主体性を育む

オンライン診療




“医療のことは素人には
わからない”


“だから先生(医師)に
お任せするしかない”


長年の医師という仕事の中で、患者さんが持つこの価値観に
触れる機会が非常によくあります。

確かに医学は確実に進歩し、以前は治せなかった病気も
治せるようになりました。
その恩恵に預かるのに、高度な医療知識を持った医師達に任せるしかない側面があるのは事実です。

しかしながら、その結果おきざりにされるのは
「自分の力で何とかしよう」という気持ちです。
またほとんどの病気は自分で行動を起こさない限り、
いっときのその場しのぎはできても他人には治せないものばかりです。
そして医療の場合、任せた結果を引き受けるのは自分の身体です。

どれだけ高度な医学知識を持った医師達でも、他人の性格や価値観、心の在り方まで、すべてを把握できる人間はいません。

医師であろうと所詮は他人。
他人に任せることで生まれる見えないストレス。
そして完全に信頼しきった医師達に対して、思うような状態でなかったとしてもそれでも信じるしかないとさらに任せてしまう悪循環。

その任せるという態度は、小さなストレスを蓄積し、知らないうちにストレスが大きくなり、やがて病気をこじらせてしまうという構造があります。

医師に任せるのではなく、自分の進みたい道を進む。
その上で進み方について医師からアドバイスを受けながら、さらに自分の進むべき道を模索していく。

そのためには自分のことを理解してくれる医師との出会いが不可欠です。
しかしどんな医師がどこにいるのか知るのは容易ではありません。

オンライン診療医は、自分の医療に対する考えを様々な形で情報発信します。そのため患者はその理念に事前に触れることができます。

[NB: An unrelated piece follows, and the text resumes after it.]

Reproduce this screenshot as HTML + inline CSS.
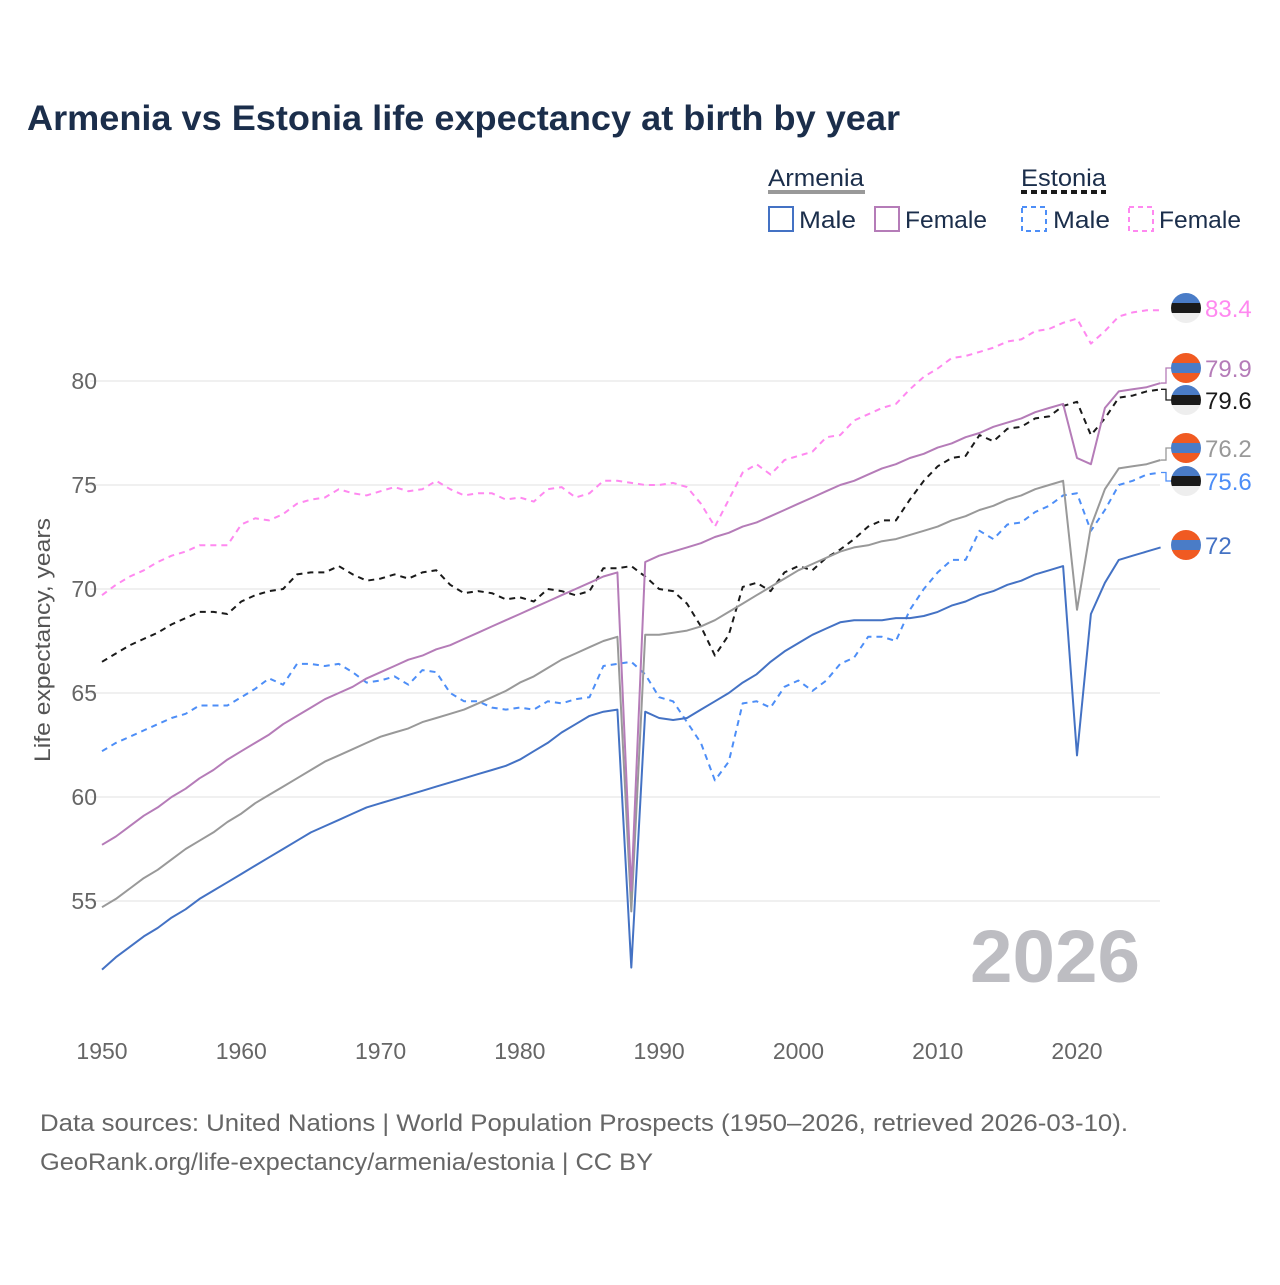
<!DOCTYPE html>
<html><head><meta charset="utf-8">
<style>
html,body{margin:0;padding:0;background:#fff;}
body{width:1280px;height:1280px;overflow:hidden;font-family:"Liberation Sans",sans-serif;}
svg text{font-family:"Liberation Sans",sans-serif;}
</style></head>
<body>
<svg id="chart" width="1280" height="1280" xmlns="http://www.w3.org/2000/svg">
<text x="27" y="130" font-size="35" font-weight="bold" fill="#1b2e4b" textLength="873" lengthAdjust="spacingAndGlyphs">Armenia vs Estonia life expectancy at birth by year</text>
<g>
  <text x="768" y="186" font-size="24" fill="#1b2e4b" textLength="96" lengthAdjust="spacingAndGlyphs">Armenia</text>
  <line x1="768" y1="192" x2="865" y2="192" stroke="#999" stroke-width="4"/>
  <text x="1021" y="186" font-size="24" fill="#1b2e4b" textLength="85" lengthAdjust="spacingAndGlyphs">Estonia</text>
  <line x1="1021" y1="192" x2="1106" y2="192" stroke="#1a1a1a" stroke-width="4" stroke-dasharray="6,4"/>
  <g><rect x="769" y="207" width="24" height="24" fill="none" stroke="#4472c4" stroke-width="2"/><text x="799" y="228" font-size="24" fill="#1b2e4b" textLength="57" lengthAdjust="spacingAndGlyphs">Male</text></g>
  <g><rect x="875" y="207" width="24" height="24" fill="none" stroke="#b57cb8" stroke-width="2"/><text x="905" y="228" font-size="24" fill="#1b2e4b" textLength="82" lengthAdjust="spacingAndGlyphs">Female</text></g>
  <g><rect x="1022" y="207" width="24" height="24" fill="none" stroke="#4d8ef7" stroke-width="2" stroke-dasharray="5,4"/><text x="1053" y="228" font-size="24" fill="#1b2e4b" textLength="57" lengthAdjust="spacingAndGlyphs">Male</text></g>
  <g><rect x="1129" y="207" width="24" height="24" fill="none" stroke="#ff88f0" stroke-width="2" stroke-dasharray="5,4"/><text x="1159" y="228" font-size="24" fill="#1b2e4b" textLength="82" lengthAdjust="spacingAndGlyphs">Female</text></g>
</g>
<g id="grid"></g>
<text x="1140" y="982" font-size="74" font-weight="bold" fill="#bdbdc2" text-anchor="end" textLength="170" lengthAdjust="spacingAndGlyphs">2026</text>
<g id="series"></g>
<g id="labels"></g>
<text transform="translate(50,640) rotate(-90)" font-size="22" fill="#555" text-anchor="middle" textLength="244" lengthAdjust="spacingAndGlyphs">Life expectancy, years</text>
<text x="40" y="1131" font-size="24" fill="#666" textLength="1088" lengthAdjust="spacingAndGlyphs">Data sources: United Nations | World Population Prospects (1950–2026, retrieved 2026-03-10).</text>
<text x="40" y="1170" font-size="24" fill="#666" textLength="613" lengthAdjust="spacingAndGlyphs">GeoRank.org/life-expectancy/armenia/estonia | CC BY</text>
</svg>
<script>
const years = Array.from({length:77},(_, i)=>1950+i);
const xTicks = [1950,1960,1970,1980,1990,2000,2010,2020];
const yTicks = [55,60,65,70,75,80];
const amMale = [51.7,52.3,52.8,53.3,53.7,54.2,54.6,55.1,55.5,55.9,56.3,56.7,57.1,57.5,57.9,58.3,58.6,58.9,59.2,59.5,59.7,59.9,60.1,60.3,60.5,60.7,60.9,61.1,61.3,61.5,61.8,62.2,62.6,63.1,63.5,63.9,64.1,64.2,51.8,64.1,63.8,63.7,63.8,64.2,64.6,65.0,65.5,65.9,66.5,67.0,67.4,67.8,68.1,68.4,68.5,68.5,68.5,68.6,68.6,68.7,68.9,69.2,69.4,69.7,69.9,70.2,70.4,70.7,70.9,71.1,62.0,68.8,70.3,71.4,71.6,71.8,72.0];
const amTotal = [54.7,55.1,55.6,56.1,56.5,57.0,57.5,57.9,58.3,58.8,59.2,59.7,60.1,60.5,60.9,61.3,61.7,62.0,62.3,62.6,62.9,63.1,63.3,63.6,63.8,64.0,64.2,64.5,64.8,65.1,65.5,65.8,66.2,66.6,66.9,67.2,67.5,67.7,54.5,67.8,67.8,67.9,68.0,68.2,68.5,68.9,69.3,69.7,70.1,70.5,70.9,71.2,71.5,71.8,72.0,72.1,72.3,72.4,72.6,72.8,73.0,73.3,73.5,73.8,74.0,74.3,74.5,74.8,75.0,75.2,69.0,73.0,74.8,75.8,75.9,76.0,76.2];
const amFemale = [57.7,58.1,58.6,59.1,59.5,60.0,60.4,60.9,61.3,61.8,62.2,62.6,63.0,63.5,63.9,64.3,64.7,65.0,65.3,65.7,66.0,66.3,66.6,66.8,67.1,67.3,67.6,67.9,68.2,68.5,68.8,69.1,69.4,69.7,70.0,70.3,70.6,70.8,55.5,71.3,71.6,71.8,72.0,72.2,72.5,72.7,73.0,73.2,73.5,73.8,74.1,74.4,74.7,75.0,75.2,75.5,75.8,76.0,76.3,76.5,76.8,77.0,77.3,77.5,77.8,78.0,78.2,78.5,78.7,78.9,76.3,76.0,78.7,79.5,79.6,79.7,79.9];
const eeTotal = [66.5,66.9,67.3,67.6,67.9,68.3,68.6,68.9,68.9,68.8,69.4,69.7,69.9,70.0,70.7,70.8,70.8,71.1,70.7,70.4,70.5,70.7,70.5,70.8,70.9,70.2,69.8,69.9,69.8,69.5,69.6,69.4,70.0,69.9,69.7,69.9,71.0,71.0,71.1,70.6,70.0,69.9,69.3,68.2,66.8,67.8,70.1,70.3,69.9,70.8,71.1,70.9,71.5,71.9,72.4,73.0,73.3,73.3,74.3,75.2,75.9,76.3,76.4,77.4,77.1,77.7,77.8,78.2,78.3,78.8,79.0,77.4,78.2,79.2,79.3,79.5,79.6];
const eeMale = [62.2,62.6,62.9,63.2,63.5,63.8,64.0,64.4,64.4,64.4,64.8,65.2,65.7,65.4,66.4,66.4,66.3,66.4,66.0,65.5,65.6,65.8,65.4,66.1,66.0,65.0,64.6,64.6,64.3,64.2,64.3,64.2,64.6,64.5,64.7,64.8,66.3,66.4,66.5,65.9,64.8,64.6,63.6,62.6,60.8,61.7,64.5,64.6,64.3,65.3,65.6,65.1,65.6,66.4,66.7,67.7,67.7,67.5,69.0,70.0,70.8,71.4,71.4,72.8,72.4,73.1,73.2,73.7,74.0,74.5,74.6,72.8,73.8,75.0,75.2,75.5,75.6];
const eeFemale = [69.7,70.2,70.6,70.9,71.3,71.6,71.8,72.1,72.1,72.1,73.1,73.4,73.3,73.6,74.1,74.3,74.4,74.8,74.6,74.5,74.7,74.9,74.7,74.8,75.2,74.8,74.5,74.6,74.6,74.3,74.4,74.2,74.8,74.9,74.4,74.6,75.2,75.2,75.1,75.0,75.0,75.1,74.9,74.1,73.0,74.3,75.6,76.0,75.5,76.2,76.4,76.6,77.3,77.4,78.1,78.4,78.7,78.9,79.6,80.2,80.6,81.1,81.2,81.4,81.6,81.9,82.0,82.4,82.5,82.8,83.0,81.8,82.4,83.1,83.3,83.4,83.4];

const NS='http://www.w3.org/2000/svg';
const X = y => 102 + (y-1950)*(975/70);
const Y = v => 381 - (v-80)*20.8;
function mk(tag, attrs, parent){const e=document.createElementNS(NS,tag);for(const k in attrs)e.setAttribute(k,attrs[k]);parent.appendChild(e);return e;}

const grid=document.getElementById('grid');
yTicks.forEach(t=>{
  const l=mk('line',{x1:90,x2:1160,y1:Y(t),y2:Y(t),stroke:'#e6e6e6','stroke-width':1.3},grid);
  
  
  const tx=mk('text',{x:97,y:Y(t)+8,'font-size':23,fill:'#666','text-anchor':'end'},grid);
  tx.textContent=t;
  
  
});
xTicks.forEach(t=>{
  const tx=mk('text',{x:X(t),y:1059,'font-size':23,fill:'#666','text-anchor':'middle'},grid);
  tx.textContent=t;
  
  
});

const seriesG=document.getElementById('series');
const defs=[
  ['estonia-female-line',eeFemale,'#ff88f0','6,5'],
  ['estonia-male-line',eeMale,'#4d8ef7','6,5'],
  ['estonia-total-line',eeTotal,'#1a1a1a','6,5'],
  ['armenia-total-line',amTotal,'#999999',''],
  ['armenia-female-line',amFemale,'#b57cb8',''],
  ['armenia-male-line',amMale,'#4472c4','']
];
defs.forEach(d=>{
  const pts=d[1].map((v,i)=>X(years[i]).toFixed(1)+','+Y(v).toFixed(1)).join(' ');
  const p=mk('polyline',{points:pts,fill:'none',stroke:d[2],'stroke-width':2,'stroke-linejoin':'round'},seriesG);
  if(d[3])p.setAttribute('stroke-dasharray',d[3]);
  
  
});

const labels=document.getElementById('labels');
const endLabels=[
  [eeFemale,'#ff88f0',308,'ee'],
  [amFemale,'#b57cb8',368,'am'],
  [eeTotal,'#1a1a1a',400,'ee'],
  [amTotal,'#999999',448,'am'],
  [eeMale,'#4d8ef7',481,'ee'],
  [amMale,'#4472c4',545,'am']
];
let ci=0;
endLabels.forEach(e=>{
  const v=e[0][e[0].length-1];
  const yv=Y(v), ly=e[2];
  const g=mk('g',{},labels);
  
  
  if(Math.abs(yv-ly)>3){
    mk('polyline',{points:`1161,${yv} 1166,${yv} 1166,${ly} 1172,${ly}`,fill:'none',stroke:e[1],'stroke-width':1.3},g);
  }
  const cx=1186, r=15, id='c'+(ci++);
  const cp=mk('clipPath',{id:id},g); mk('circle',{cx:cx,cy:ly,r:r},cp);
  const fg=mk('g',{'clip-path':`url(#${id})`},g);
  const cols=e[3]==='ee'?['#4a7cc7','#1a1a1a','#eeeeee']:['#f05a22','#4a7cc7','#f05a22'];
  cols.forEach((c,k)=>mk('rect',{x:cx-r,y:ly-r+k*10,width:30,height:10,fill:c},fg));
  const t=mk('text',{x:1205,y:ly+9,'font-size':24,fill:e[1]},g);
  t.textContent=String(v);
});
</script>
</body></html>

患者はオンラインの広大な空間の中から、自分の価値観と合致する医師を選ぶことができます。

そしてもう一つは、つかずはなれずの適度な距離感。
医師が近くにいすぎることは、医師への依存心を高めます。
一方でいつでも相談できる安心感は、自分の求める治療を求めて荒野をさまよう患者の不安を確実に和らげることができます。

オンライン診療はその両方のニーズを満たすことができる新しい診療スタイルなのです。

そのことは患者が自分の力で
病気を何とかしようとする主体性を育みます。

そして最終的には一人で病気を卒業し、病気を意識しない世界で生きていけるように、オンライン診療という場で医師の助けを借りながら、患者自身の主体性を高めることが、長い人生の中で患者のストレスを最小化できる「自己治癒力」を最大限に引き出す生き方へとつながっていくのです。